La prima volta venne messa al muro. I fascisti si divertivano a sparare nella sua direzione avvicinandosi passo dopo passo. Poi, quando videro che non parlava, la torturarono. Botte, schiaffi, minacce. Ma lei non fece i nomi dei compagni.
Quindi si stancarono e la portarono nel carcere di Monza. Per passarla a “mani più esperte”, quelle dei nazisti. Si scomodò persino un colonnello della Gestapo per lei.
Prima provarono a comprarla. Poi, quando la sua risposta fu il silenzio, la torturarono di nuovo. E lei, di nuovo, non parlo.
Decisero allora che con lei non c'era niente da fare. Però magari ucciderla lì sarebbe stato poco per questa partigiana che non parlava, che resisteva alle torture e li insultava con il suo silenzio.
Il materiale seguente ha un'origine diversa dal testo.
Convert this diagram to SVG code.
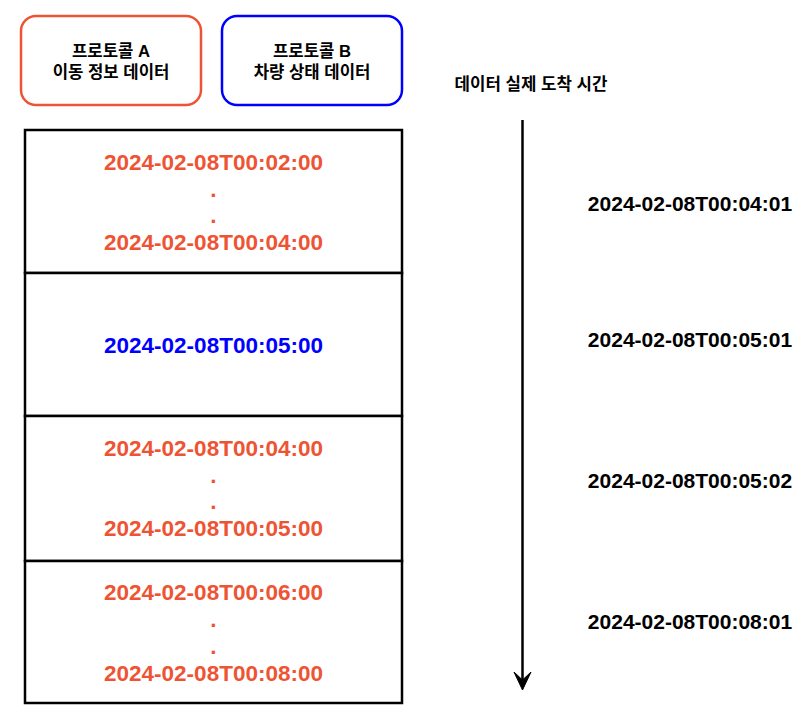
<svg xmlns="http://www.w3.org/2000/svg" width="808" height="708" viewBox="0 0 808 708">
<defs>
<style>
.t{font-family:"Liberation Sans","Noto Sans CJK KR",Arial,sans-serif;font-weight:bold;text-anchor:middle}
.hd{font-size:16.7px;fill:#000}
.ax{font-size:16.8px;fill:#000}
.dt{font-size:22.5px}
.o{fill:#EE5433}
.b{fill:#0000FF}
.rt{font-size:21px;fill:#000}
.cell{fill:#fff;stroke:#000;stroke-width:2.5}
</style>
</defs>
<rect width="808" height="708" fill="#fff"/>
<g id="protoA">
<rect x="21" y="16" width="180" height="89" rx="15" fill="#fff" stroke="#EE5433" stroke-width="2.5"/>
<text class="t hd" x="111" y="57">프로토콜 A</text>
<text class="t hd" x="111" y="78">이동 정보 데이터</text>
</g>
<g id="protoB">
<rect x="222" y="16" width="180" height="89" rx="15" fill="#fff" stroke="#0000FF" stroke-width="2.5"/>
<text class="t hd" x="312" y="57">프로토콜 B</text>
<text class="t hd" x="312" y="78">차량 상태 데이터</text>
</g>
<g id="axisLabel">
<text class="t ax" x="531" y="90">데이터 실제 도착 시간</text>
</g>
<g id="row1">
<rect class="cell" x="25" y="130" width="377" height="143"/>
<text class="t dt o" x="213.5" y="170">2024-02-08T00:02:00</text>
<text class="t dt o" x="213.5" y="197">.</text>
<text class="t dt o" x="213.5" y="223">.</text>
<text class="t dt o" x="213.5" y="250">2024-02-08T00:04:00</text>
</g>
<g id="row2">
<rect class="cell" x="25" y="273" width="377" height="143"/>
<text class="t dt b" x="213.5" y="353">2024-02-08T00:05:00</text>
</g>
<g id="row3">
<rect class="cell" x="25" y="416" width="377" height="145"/>
<text class="t dt o" x="213.5" y="456">2024-02-08T00:04:00</text>
<text class="t dt o" x="213.5" y="483">.</text>
<text class="t dt o" x="213.5" y="509">.</text>
<text class="t dt o" x="213.5" y="536">2024-02-08T00:05:00</text>
</g>
<g id="row4">
<rect class="cell" x="25" y="561" width="377" height="142"/>
<text class="t dt o" x="213.5" y="600">2024-02-08T00:06:00</text>
<text class="t dt o" x="213.5" y="627">.</text>
<text class="t dt o" x="213.5" y="654">.</text>
<text class="t dt o" x="213.5" y="681">2024-02-08T00:08:00</text>
</g>
<g id="arrivals">
<text class="t rt" x="690" y="211">2024-02-08T00:04:01</text>
<text class="t rt" x="690" y="347">2024-02-08T00:05:01</text>
<text class="t rt" x="690" y="488">2024-02-08T00:05:02</text>
<text class="t rt" x="690" y="629">2024-02-08T00:08:01</text>
</g>
<g id="connectors">
<line x1="522.5" y1="120" x2="522.5" y2="684" stroke="#000" stroke-width="2.5"/>
<path d="M514,672 L522.5,690 L531,672 L522.5,680 Z" fill="#000" stroke="#000" stroke-width="1"/>
</g>
</svg>
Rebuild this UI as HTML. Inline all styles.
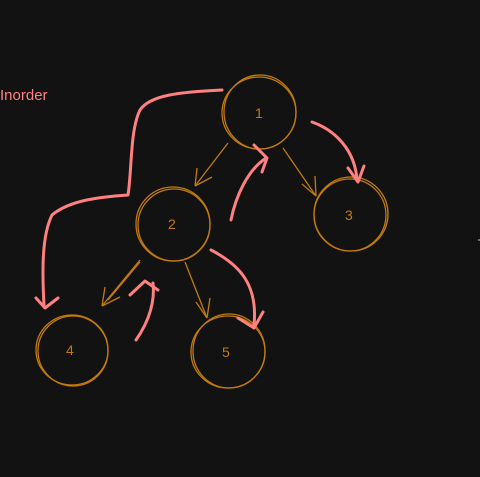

Quindi ebbero un’idea: spedirla in un campo di concentramento.
A lei, Pierina Vitali, quell’idea non piacque però molto. Ma all'inizio rimase buona, in silenzio. E poi, durante il viaggio, ebbe lei un’idea: sfondare il finestrino del camion che la stava trasportando e lanciarsi giù in corsa. Così Pierina riconquistò la libertà. La libertà di tornare a combattere come partigiana. La libertà di vivere una vita da italiana e da donna libera. Una vita di lotta che si è conclusa il 17 febbraio del 2020, a 96 anni.
A Pierina, anche quest'anno il ricordo di tutti noi. Resterà nei nostri cuori come uno dei più grandi simboli di forza.